State Sen. Michael Gianaris has joined Manhattan Assembly Member Linda Rosenthal to introduce legislation to reform the Rent Guidelines Board, the board that determines how much landlords can hike rents each year on the city’s nearly 1 million rent stabilized apartments.
Gianaris and Rosenthal are critical of the board noting that it has raised the rent by almost 10% in the past four years, with more increases anticipated this year. Given the increase, they have introduced legislation that would reshape New York City’s Rent Guidelines Board by requiring all appointees to receive City Council confirmation.
The Rent Guidelines Board consists of nine members solely appointed by the Mayor of New York City—a process both elected officials have described as ‘broken.'”
Last month, the NYC Rent Guidelines Board approved preliminary guidelines that would allow rent increases of between 1.75% and 4.75% for one-year leases and between 4.75% and 7.75% for two-year leases. The board voted again Tuesday to reduce the lower range for two-year leases from 4.75% to 3.75%.
The board is set to hold its final vote on June 30, with the increased rents to set to apply to rent stabilized units in the city starting Oct. 1. Each year, the NYC Rent Guidelines Board votes to determine the maximum amount that landlords can charge on rent-stabilized leases.
The board has approved a total of 9% increases for one-year leases over the past three years, drawing criticism from Gianaris and Rosenthal.

“Over the last four years we have seen the Rent Guidelines Board raise rents nearly 10% with more anticipated increases on the way this year,” Gianaris said in a statement.
Both Gianaris and Rosenthal stated that the current NYC Rent Guidelines Board, as well as municipal boards across the state, rely on metrics that “overestimate landlord costs while ignoring other relevant factors,” including landlord profitability and tenant affordability.
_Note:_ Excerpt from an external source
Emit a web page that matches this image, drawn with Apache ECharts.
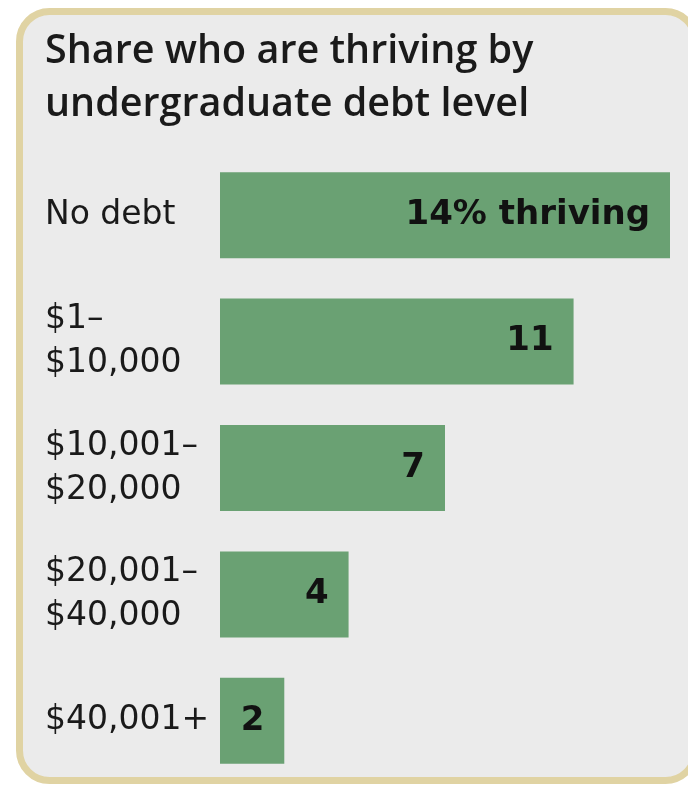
<!DOCTYPE html>
<html>
<head>
<meta charset="utf-8">
<script src="https://cdn.jsdelivr.net/npm/echarts@6/dist/echarts.min.js"></script>
<style>
html,body{margin:0;padding:0;background:#ffffff;}
#chart{width:688px;height:785px;}
</style>
</head>
<body>
<div id="chart"></div>
<script>
const titleText = "Share who are thriving by\nundergraduate debt level";
const categories = ["No debt", "$1–\n$10,000", "$10,001–\n$20,000", "$20,001–\n$40,000", "$40,001+"];
const values = [14, 11, 7, 4, 2];
const valueLabels = ["14% thriving", "11", "7", "4", "2"];

const chart = echarts.init(document.getElementById('chart'), null, {renderer: 'canvas'});
const option = {
  animation: false,
  backgroundColor: '#ffffff',
  graphic: [{
    type: 'rect',
    z: -10,
    silent: true,
    shape: {x: 19.5, y: 11.5, width: 676, height: 769, r: 30},
    style: {fill: '#ebebeb', stroke: '#e0d3a3', lineWidth: 7}
  }],
  title: {
    text: titleText,
    left: 40,
    top: 20,
    textStyle: {
      fontFamily: 'Open Sans',
      fontSize: 39.5,
      fontWeight: 600,
      lineHeight: 53,
      color: '#1a1a1a'
    }
  },
  grid: {left: 220, right: 18, top: 152, bottom: 1, containLabel: false},
  xAxis: {type: 'value', min: 0, max: 14, show: false},
  yAxis: {
    type: 'category',
    inverse: true,
    data: categories,
    axisLine: {show: false},
    axisTick: {show: false},
    axisLabel: {
      align: 'left',
      margin: 175,
      fontFamily: 'DejaVu Sans',
      fontSize: 33,
      lineHeight: 44,
      color: '#1a1a1a'
    }
  },
  series: [{
    type: 'bar',
    data: values,
    barWidth: 86,
    itemStyle: {color: '#6aa173'},
    label: {
      show: true,
      position: 'insideRight',
      distance: 20,
      formatter: p => valueLabels[p.dataIndex],
      fontFamily: 'DejaVu Sans',
      fontWeight: 'bold',
      fontSize: 34,
      color: '#111111'
    }
  }]
};
chart.setOption(option);
</script>
</body>
</html>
They said this results in rent adjustments that skew disproportionately against low-income tenants.
Both elected officials noted that the NYC Rent Guidelines Board froze rents and kept annual increases at or below 1.5% during the de Blasio Administration. However, they also noted that the board has approved increases totaling almost 10% under the Adams Administration, stating that there is an “inconsistency” from administration to administration.
Gianaris and Rosenthal commented that this inconsistency “suggests a troubling lack of independence that could be improved by adding New York City Council oversight of appointees.”
Gianaris and Rosenthal’s legislation would also reduce the New York City board’s membership from nine members to seven, consisting of two members representing tenants, two members representing owners and three members of the general public. At present, the board features five members of the general public.
In a bid to “improve public engagement and accessibility,” the new legislation would also require the NYC Rent Guidelines Board to hold hearings in each of the five boroughs, and an additional hearing to accept virtual testimony. Currently, the NYC board is required to hold only one public hearing.
The new legislation additionally moves the board’s annual deadline from July 1 to November 1, and the “guidelines year” from October 1 to March 1.
Gianaris said the city cannot combat the housing crisis without making housing more affordable for tenants.
“We cannot appropriately tackle the affordability crisis without addressing one of the largest drivers of cost-of-living increases, which is the price of housing,” Gianaris said in a statement.
Rosenthal, meanwhile, said tenants are struggling to cope with the cost of housing in the city and said the proposed legislation would help deliver affordable housing to tenants across the city.
“Amidst an affordability crisis and at a time when federal safety net programs are increasingly unstable, tenants cannot continue to shoulder the burden of large rent increases. This new legislation will help to create a more balanced Rent Guidelines Board, ensuring that tenants’ needs are heard and addressed, particularly during an affordability and homelessness crisis,” Rosenthal said in a statement.
A number of housing advocates welcomed the legislation, including Cea Weaver, Coalition Director of Housing Justice for All, who stated that rent stabilization has helped keep New Yorkers in their homes for decades. However, she accused Rent Guidelines Boards of acting in the interests of real estate.
“Landlord profits go up while tenants are forced out of their neighborhoods,” Weaver said in a statement. “It’s time to democratize the Rent Guidelines Board. Tenants are the majority in New York — and we should get to decide what happens to our homes.”
Andrea Shapiro, Director of Programs and Advocacy at the Met Council on Housing, said the mayor currently has an “outside power” in the NYC Rent Guidelines Board process and said City Council confirmation hearings will help to “put a check” on that process.
NYC’s Rent Guidelines Board has yet to respond to a request for comment.